1948 Olympic Torch Relay

The London 2012 Olympic Torch Relay will travel the length and breadth of the British Isles between May 18 and the Opening Ceremony of the Games on 27 July. The Torch Relay for the ‘Austerity Games’ of 1948 was in many ways a much simpler, some might say purer, affair.

In 1948, the Olympic Flame was lit at Olympia at midday on Saturday 17 July. The Greek leg of the relay, shortened at the last minute due to political unrest, carried the Flame to a Greek destroyer which sailed for Corfu where it was received on board HMS Whitesands Bay at 1.30 pm on Sunday 18th. The Royal Navy frigate sailed for Bari in Italy, arriving at 12.30 pm on 19 July. On landing, the Olympic Flame was carried in Relay day and night – stopping only briefly for civic receptions – through Italy, Switzerland, south-east France, Luxembourg, Belgium before re-entering France to embark on HMS Bicester at Calais at 6.15pm on 28 July. Between Bari and Calais, 1051 Torch Bearers covered 2375 km in under 9 days and 6 hours.

HMS Bicester landed in Dover at 8.25 pm on Wednesday 28 July. 73 runners acted by Torch Bearers along the 255 km route between Dover and Wembley Stadium which passed through Canterbury, Charing, Maidstone, Westerham, Redhill, Reigate, Dorking, Guildford, Bagshot, Ascot, Windsor, Slough and Uxbridge. Mark John was the last Torch Bearer, carrying the Olympic Flame into the Opening Ceremony in the Empire Stadium, Wembley at 4pm on Thursday July 29.

Photos of the Relay passing through the Surrey have been collected into a Flickr group by the County Council.

The Official Report of the 1948 Olympics records how even in the dead of night, large crowds would gather all along the route, especially at points where the Olympic flame was passed form one runner to the next.
“At Charing, in Kent, at 1.30 am, 3,000 people mobbed the torch bearer; at Guildford every available policeman was needed to control the early morning crowds, while Western Avenue, the great double highway from Uxbridge towards London, was lined on both sides for the first time in its history.”

A second Relay was staged to carry an Olympic Flame from Wembley to Torquay, venue for the Olympic sailing competition. The first torch was lit by Lord Burghley, Chairman of the Organising Committee at 9.00 am on Sunday 1 August. The 330 km route to Torquay passed through Uxbridge, Slough, Maidenhead, Reading, Basingstoke, Andover, Salisbury, Sherborne, Yeovil, Exeter and Newton Abbot.

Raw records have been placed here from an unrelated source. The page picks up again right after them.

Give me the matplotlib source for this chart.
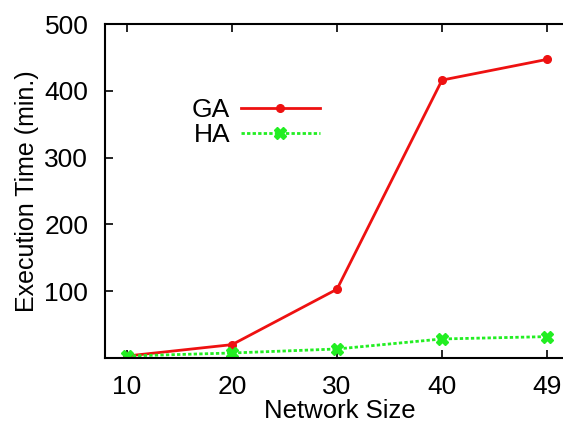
import matplotlib
matplotlib.use("Agg")
import matplotlib.pyplot as plt

sizes = ["10", "20", "30", "40", "49"]
ga = [3, 20, 103, 416, 447]
ha = [3, 7.5, 13.5, 28.5, 32]
yticks = [100, 200, 300, 400, 500]

plt.rcParams['font.family'] = ['Liberation Sans', 'DejaVu Sans']
fig = plt.figure(figsize=(5.63, 4.26), dpi=100)
ax = fig.add_axes([105/563, 1-358/426, 1.0-105/563+0.02, (358-24)/426])
x = list(range(len(sizes)))
ax.plot(x, ga, color='#ee1111', lw=2.0, marker='o', ms=5.5, label='GA')
ax.plot(x, ha, color='#22ee22', lw=2.0, ls=(0, (1.2, 0.8)), marker='X', ms=8, label='HA')
ax.set_xlim(-0.21, 4.26)
ax.set_ylim(0, 500)
ax.set_xticks(x)
ax.set_xticklabels(sizes)
ax.set_yticks(yticks)
ax.tick_params(direction='in', length=6, labelsize=19, top=True, right=False, width=1.2)
ax.tick_params(axis='x', pad=12)
ax.tick_params(axis='y', pad=12)
for s in ax.spines.values():
    s.set_linewidth(1.5)
ax.set_xlabel('Network Size', fontsize=18.5, labelpad=0)
ax.set_ylabel('Execution Time (min.)', fontsize=18, labelpad=4)
leg = ax.legend(loc='upper left', bbox_to_anchor=(0.135, 0.85), frameon=False, markerfirst=False,
                fontsize=19, handlelength=3.0, labelspacing=0.05, handletextpad=0.4)
fig.savefig('out.png', dpi=100)
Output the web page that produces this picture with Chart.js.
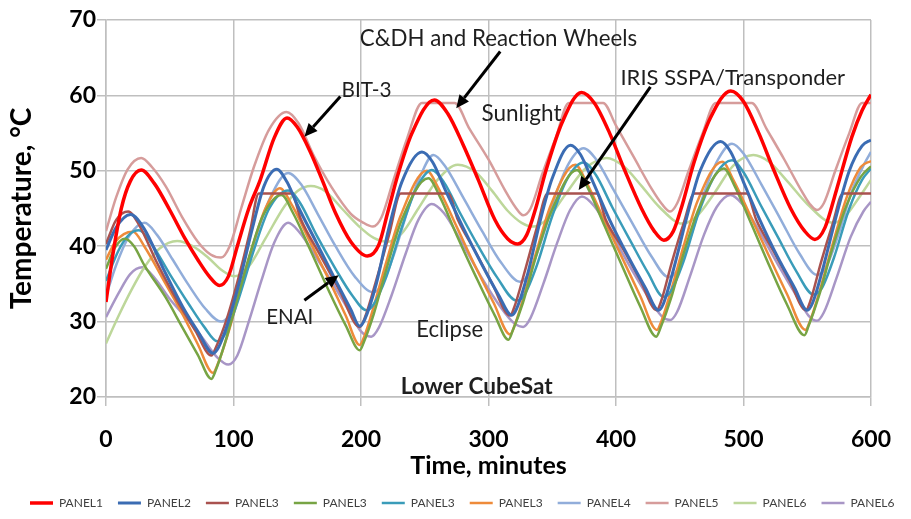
<!DOCTYPE html>
<html>
<head>
<meta charset="utf-8">
<script src="https://cdn.jsdelivr.net/npm/chart.js@4.4.1/dist/chart.umd.min.js"></script>
<style>
  html, body { margin: 0; padding: 0; background: #ffffff; }
  #wrap { width: 911px; height: 519px; }
</style>
</head>
<body>
<div id="wrap"><canvas id="chart" width="911" height="519"></canvas></div>
<script>
// Panel temperatures (°C) of the lower CubeSat over five orbits, time in minutes.
const panel1Time = [0,5,12,19,27.6,38,50,62,72,81,89,96,103,112,121,132,142,150,160,170,180,192,205,214,221,229,240,257.5,268,280,292,305,315,323,330,337,345,358,373,383,395,407,420,430,437.5,445,452,461,474,490,500,512,524,537,548,556,564,573,585,593,600];
const panel1Temp = [32.6,38.5,45,48.6,50.1,48.3,44.8,41,38.2,36,34.8,36,40,45,48.8,54.4,57.0,55.8,52.6,48.6,44.4,40.6,38.7,40.2,44.5,49.5,55,59.4,57.6,53.5,48.8,43.5,41,40.3,41.5,45,50,56.5,60.4,59,55,50,45,42,40.8,42,45.5,51,57,60.6,59.2,55,50,45,42,40.9,42.5,47.5,54.5,58,60.1];

const panel2Time = [0,8,19.2,30,45,60,72,84,88,95,105,115,124,133.9,142,150,165,180,192,199,203,212,222,232,247.8,256,266,280,295,308,318.2,322,331,340,350,364.3,372,382,395,410,423,433.4,437,446,455,466,482,490,500,512,527,540,550,554,563,572,583,593,600];
const panel2Temp = [39.5,42.5,44.2,42.3,37,32,28.7,25.8,26.5,29.5,35.5,42.5,48,50.2,48.5,45.5,40.5,35.5,31.6,29.4,30.3,35,42.5,48.5,52.5,51.2,47.5,42.5,37.5,33.5,30.85,31.7,36.5,43,49,53.4,52.2,48.5,43.5,38.5,34.5,31.5,32.3,37.5,43.5,50,53.9,52.5,48.5,43.8,38.5,34.5,31.5,32.4,37.5,43.5,50,53.3,54.1];

const panel3aTime = [0,8,17.4,26,40,55,70,82.7,86,95,105,113,119.8,145.4,153,167,183,199,203,212,222,231.2,268.3,276,290,303,317,320,329,338,346.4,384.8,392,406,419,432,435,444,453,461.6,502.5,510,523,536,549,552,561,570,578,600];
const panel3aTemp = [40.3,43.5,44.6,42.8,37.8,33,28.8,25.5,26.5,30.5,36.5,42,47,47,43.5,39.1,34.2,29.3,30.5,35.5,41.5,47,47,43.5,39.2,35,30.8,31.8,37,42.5,47,47,43.5,39.5,35.5,31.5,32.5,38,43,47,47,43.5,39.5,35.5,31.5,32.5,38,43,47,47];

const panel3bTime = [0,7,14.8,22,30,46.8,60,72,82.7,86,93,103,113,123,137.7,146.7,160,175,188,199,202.5,210,220,232,252.9,262,275,290,305,315.7,319,327,337,349,369.4,378,391,405,419,431.6,435,443,453,465,484.6,493,506,520,534,547.8,551,559,569,581,592,600];
const panel3bTemp = [37,39.8,41,40,37.5,33.2,29.2,25.6,22.4,23.5,27,33,39,44,46.8,44.4,39.6,34,29.5,26.2,27.4,31,37,43.5,49,46.5,41.5,36,30.8,27.6,28.8,32.5,38.5,44.5,50.1,47.7,42.7,37.3,32,28,29.2,33,39,45,50.3,48,43,37.5,32.3,28.2,29.4,33.3,39.3,45.5,49.2,50.6];

const panel3cTime = [0,10,18,25.8,35,50,65,77,87.3,94,103,115,128,142.9,152,165,180,193,204.3,210,220,232,243,255.5,265,278,292,307,322,328,338,350,362,374.5,384,397,411,425,437.3,443,453,465,478,491,500,513,527,541,555,561,571,583,593,600];
const panel3cTemp = [35.4,39.5,41.5,42.1,40.5,36.3,32.3,29.3,27.4,28.5,32.5,39,45,47.4,45.8,41.5,37,33.5,31.5,32.3,36,42.5,47.5,50.1,48.5,44.3,40,35.8,32.8,33.5,37.5,44,49,51.1,49.5,45.2,40.8,36.5,33.3,34,38,44.5,49.5,51.4,49.8,45.6,41.2,36.8,33.6,34.3,38.5,45,48.8,50.3];

const panel3dTime = [0,7,14,21.2,30,46.8,60,72,84,87.5,95,105,115,125,136.4,146,160,175,188,199,202.5,210,220,231,251.6,261,275,290,304,316.9,320.5,328,338,349,368.1,377,391,405,419,432.1,435.5,443,453,464,483.3,492,506,520,534,548.6,552,560,570,581,592,600];
const panel3dTemp = [38.2,40.5,41.6,41.9,40,35,31,27,23.2,24.3,28,34,40,45,47.7,45.4,40.6,35.5,30.8,26.9,28,32,38,44,50,47.6,42.6,37.2,32.5,28.3,29.5,33.5,39.5,45.5,50.8,48.4,43.4,38.4,33.4,28.9,30,34,40,46,51.2,48.8,43.8,38.7,33.7,28.9,30,34.2,40.3,46.5,50.5,51.3];

const panel4Time = [0,8,18,30.2,40,52,65,78,90.3,97,106,117,129,142.9,153,166,180,195,209.4,216,226,238,247,256.8,266,280,295,310,324.6,331,341,352,363,374.5,384,398,413,428,441.1,448,458,469,480,491,500,514,529,544,557.6,564,574,585,595,600];
const panel4Temp = [33.4,37.5,41.3,43.1,41.5,38.3,34.8,31.7,30,31,35,41,46.5,49.7,48.2,44.3,40,36,33.9,34.8,39,45.5,49.5,52.1,50.6,46.5,42,37.8,35.3,36.2,40.5,46.5,51,53,51.6,47.5,43,38.6,35.9,36.8,41,47,51.5,53.6,52.3,48.2,43.6,39,36.2,37,41.3,47.3,51,52.5];

const panel5Time = [0,8,17,27.6,36,47,59.6,72,82,90.3,97,106,116,128,141.6,151,163,177,192,201,209.4,216,225,236,247.8,273.4,285,300,313,321,327.2,333,342,353,363,389.9,400,414,428,436,442.4,448,457,468,478.2,506.4,518,532,546,552,557.6,563,572,583,593,600];
const panel5Temp = [42,46.5,50.2,51.7,50.5,47.9,43.9,40.6,38.9,38.5,40,45,50.5,55.5,57.8,56.3,52,47.8,44.3,43.2,42.6,43.8,48.5,54.2,59,59,55.6,51.5,47.4,45.2,44.1,45,49.5,54.5,59,59,56,51.8,47.6,45.6,44.6,45.7,50,55,59,59,55.6,51.5,47.2,45.6,44.8,45.7,50,55,59,59];

const panel6aTime = [0,10,20,30.5,42,55.8,68,80,91,101,112,125,140,150,160.7,172,185,198,210,220.9,232,245,260,276,290,303,315,326,335,346,360,376,392.5,406,420,434,452,463,477,492,507.7,520,535,550,570.4,580,590,600];
const panel6aTemp = [27.1,30.8,34.2,37.3,39.7,40.7,40,38.5,36.8,36,37.3,41,45.3,47.3,48,47.3,45,42.7,41.1,40.6,41.7,45,48.8,50.8,49.8,47.3,44.7,43.1,42.6,43.6,46.8,50.3,51.7,50.6,48,45.2,43,43.9,47,50.7,52.1,51.2,48.5,45.6,43.1,44,46.3,48.8];

const panel6bTime = [0,10,19,28.4,38,50,62,75,87,96,103,112,122,132,142.9,152,165,178,192,200,208,214,224,235,245,255.5,265,279,294,310,320,327.2,333,343,354,364,373.3,383,397,412,427,436,442.4,448,458,469,479,489.7,499,513,528,543,551,557.6,563,573,584,594,600];
const panel6bTemp = [30.6,33.8,36.3,37.2,35.8,33,30.7,28,25.3,24.3,25.5,30,35.5,40.5,43.1,41.8,38.5,35,31,28.7,28,29.2,33.5,39,43.5,45.6,44.4,40.5,36,31.8,29.8,29.3,30.5,35,40.5,44.8,46.6,45.3,41.5,37,32.8,30.7,30.2,31.3,36,41.5,45.2,46.8,45.6,41.8,37.3,33,30.8,30.1,31.2,35.8,41.2,44.6,45.9];

const timeTicks = [0, 100, 200, 300, 400, 500, 600];
const tempTicks = [20, 30, 40, 50, 60, 70];

// label, times, temperatures, colour, line width
const seriesDefs = [
  ['PANEL1', panel1Time,  panel1Temp,  '#FF0000', 3.5],
  ['PANEL2', panel2Time,  panel2Temp,  '#3B6CB3', 3],
  ['PANEL3', panel3aTime, panel3aTemp, '#A9524F', 2.5],
  ['PANEL3', panel3bTime, panel3bTemp, '#77A444', 2.5],
  ['PANEL3', panel3cTime, panel3cTemp, '#3A9CB9', 2.5],
  ['PANEL3', panel3dTime, panel3dTemp, '#EE8B3A', 2.5],
  ['PANEL4', panel4Time,  panel4Temp,  '#91ADDA', 2.5],
  ['PANEL5', panel5Time,  panel5Temp,  '#D69C9B', 2.5],
  ['PANEL6', panel6aTime, panel6aTemp, '#BDD79A', 2.5],
  ['PANEL6', panel6bTime, panel6bTemp, '#A896C6', 2.5]
];

const datasets = seriesDefs.map(([label, times, temps, color, width]) => ({
  label,
  data: times.map((t, i) => ({ x: t, y: temps[i] })),
  borderColor: color,
  backgroundColor: color,
  borderWidth: width,
  pointRadius: 0,
  pointHoverRadius: 0,
  fill: false,
  cubicInterpolationMode: 'monotone'
}));

// Text notes and arrows placed in data coordinates (minutes, °C).
const notes = [
  { text: 'C&DH and Reaction Wheels', x: 307.8, y: 66.57, width: 277, bold: false },
  { text: 'BIT-3',                    x: 204.3, y: 59.84, width: 50,  bold: false },
  { text: 'Sunlight',                 x: 325.9, y: 56.65, width: 80,  bold: false },
  { text: 'IRIS SSPA/Transponder',    x: 491.6, y: 61.39, width: 225, bold: false },
  { text: 'ENAI',                     x: 144.1, y: 29.65, width: 47,  bold: false },
  { text: 'Eclipse',                  x: 269.6, y: 27.97, width: 67,  bold: false },
  { text: 'Lower CubeSat',            x: 290.7, y: 20.45, width: 152, bold: true }
];
const arrows = [
  { from: [309.2, 65.82], to: [274.7, 58.30] },
  { from: [183.8, 59.84], to: [155.6, 54.53] },
  { from: [427.0, 61.13], to: [370.7, 47.45] },
  { from: [155.6, 32.84], to: [182.5, 36.16] }
];

const calloutPlugin = {
  id: 'callouts',
  afterDatasetsDraw(chart) {
    const { ctx, scales: { x, y } } = chart;
    ctx.save();
    ctx.fillStyle = '#1F1F1F';
    ctx.textAlign = 'center';
    ctx.textBaseline = 'alphabetic';
    notes.forEach(n => {
      const weight = n.bold ? 'bold ' : '';
      ctx.font = weight + '20px Lato';
      const size = 20 * n.width / ctx.measureText(n.text).width;
      ctx.font = weight + size.toFixed(1) + 'px Lato';
      ctx.fillText(n.text, x.getPixelForValue(n.x), y.getPixelForValue(n.y));
    });
    ctx.strokeStyle = '#000000';
    ctx.fillStyle = '#000000';
    ctx.lineWidth = 3;
    arrows.forEach(a => {
      const x0 = x.getPixelForValue(a.from[0]), y0 = y.getPixelForValue(a.from[1]);
      const x1 = x.getPixelForValue(a.to[0]),   y1 = y.getPixelForValue(a.to[1]);
      const ang = Math.atan2(y1 - y0, x1 - x0);
      const head = 13, half = 6;
      const bx = x1 - Math.cos(ang) * head, by = y1 - Math.sin(ang) * head;
      ctx.beginPath();
      ctx.moveTo(x0, y0);
      ctx.lineTo(bx, by);
      ctx.stroke();
      ctx.beginPath();
      ctx.moveTo(x1, y1);
      ctx.lineTo(bx + Math.sin(ang) * half, by - Math.cos(ang) * half);
      ctx.lineTo(bx - Math.sin(ang) * half, by + Math.cos(ang) * half);
      ctx.closePath();
      ctx.fill();
    });
    ctx.restore();
  }
};

const gridStyle = { color: '#BFBFBF', lineWidth: 1.5, tickLength: 9 };
const tickFont = { family: 'Lato', size: 23, weight: 'bold' };
const titleFont = { family: 'Lato', size: 25, weight: 'bold' };

new Chart(document.getElementById('chart'), {
  type: 'line',
  data: { datasets },
  options: {
    responsive: false,
    animation: false,
    events: [],
    layout: { padding: { top: 20, right: 0, bottom: 0, left: 15 } },
    plugins: {
      legend: {
        position: 'bottom',
        align: 'start',
        labels: {
          usePointStyle: true,
          pointStyle: 'line',
          pointStyleWidth: 23,
          padding: 15,
          color: '#404040',
          font: { family: 'Lato', size: 12 }
        }
      },
      tooltip: { enabled: false }
    },
    scales: {
      x: {
        type: 'linear',
        min: timeTicks[0],
        max: timeTicks[timeTicks.length - 1],
        afterBuildTicks(scale) { scale.ticks = timeTicks.map(v => ({ value: v })); },
        ticks: { padding: 20, color: '#000000', font: tickFont },
        grid: gridStyle,
        border: { color: '#BFBFBF', width: 1.5 },
        title: { display: true, text: 'Time, minutes', color: '#000000', font: titleFont, padding: { top: 0, bottom: 1 } },
        afterFit(scale) { scale.height = 85; }
      },
      y: {
        type: 'linear',
        min: tempTicks[0],
        max: tempTicks[tempTicks.length - 1],
        afterBuildTicks(scale) { scale.ticks = tempTicks.map(v => ({ value: v })); },
        ticks: { padding: 1, color: '#000000', font: tickFont },
        grid: gridStyle,
        border: { color: '#BFBFBF', width: 1.5 },
        title: { display: true, text: 'Temperature, °C', color: '#000000', font: { family: 'Lato', size: 28, weight: 'bold' }, padding: { top: -10, bottom: 0 } },
        afterFit(scale) { scale.width = 91; }
      },
      // empty margin on the right of the plot
      yRight: {
        type: 'linear',
        position: 'right',
        display: true,
        min: 20,
        max: 70,
        ticks: { display: false },
        grid: { display: false },
        border: { display: false },
        afterFit(scale) { scale.width = 24; }
      }
    }
  },
  plugins: [calloutPlugin]
});
</script>
</body>
</html>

After passing through the hands of 107 Torch Bearers, the Torquay Olympic Flame was lit at Torre Abbey, at 11.00 am on Monday 2 August.

High Duty Alloys, a manufacturer of aircraft components, supplied a total of 1720 Olympic Torches from its factory on the Slough Trading Estate. The Torches were cast in the company’s ‘Hiduminium’ high-strength, high-temperature aluminium alloys.

Modern Torch Relays are deliberately more inclusive, and physically less demanding. The inevitable corollary is that logistically, they are even more complex. The most recent major relay in Britain was the Queen’s Jubilee Baton Relay which heralded the XVII Commonwealth Games in Manchester in 2002. That Relay was based on the operational model used for the 2000 Sydney Olympic Torch Relay.

The 2012 Torch Relays – one for the Olympics and a second shorter one prior to the Paralympics – will require thousands of Torch Bearers. Few will run for more than a few hundred metres. Fewer are likely to run in the middle of the night!

Update: On 15 September 2011, LOCOG announced that the 2012 London Paralympic Torch Relay will run through the night. Typically staged after the Closing Ceremony of the Olympic Games, the Paralympic Torch Relay is on a smaller scale compared with its Olympic equivalent. LOCOG will break new ground in 2012 with flames being lit in the capital of each of the home nations. These will be relayed to Stoke Mandeville near Aylesbury in Buckinghamshire which is generally acknowledged as the birthplace of the Paralympic Movement. Here the four flames will be combined into one which will be carried in a 24-hour relay to the Olympic Stadium for the Paralympic Opening Ceremony on 29 August.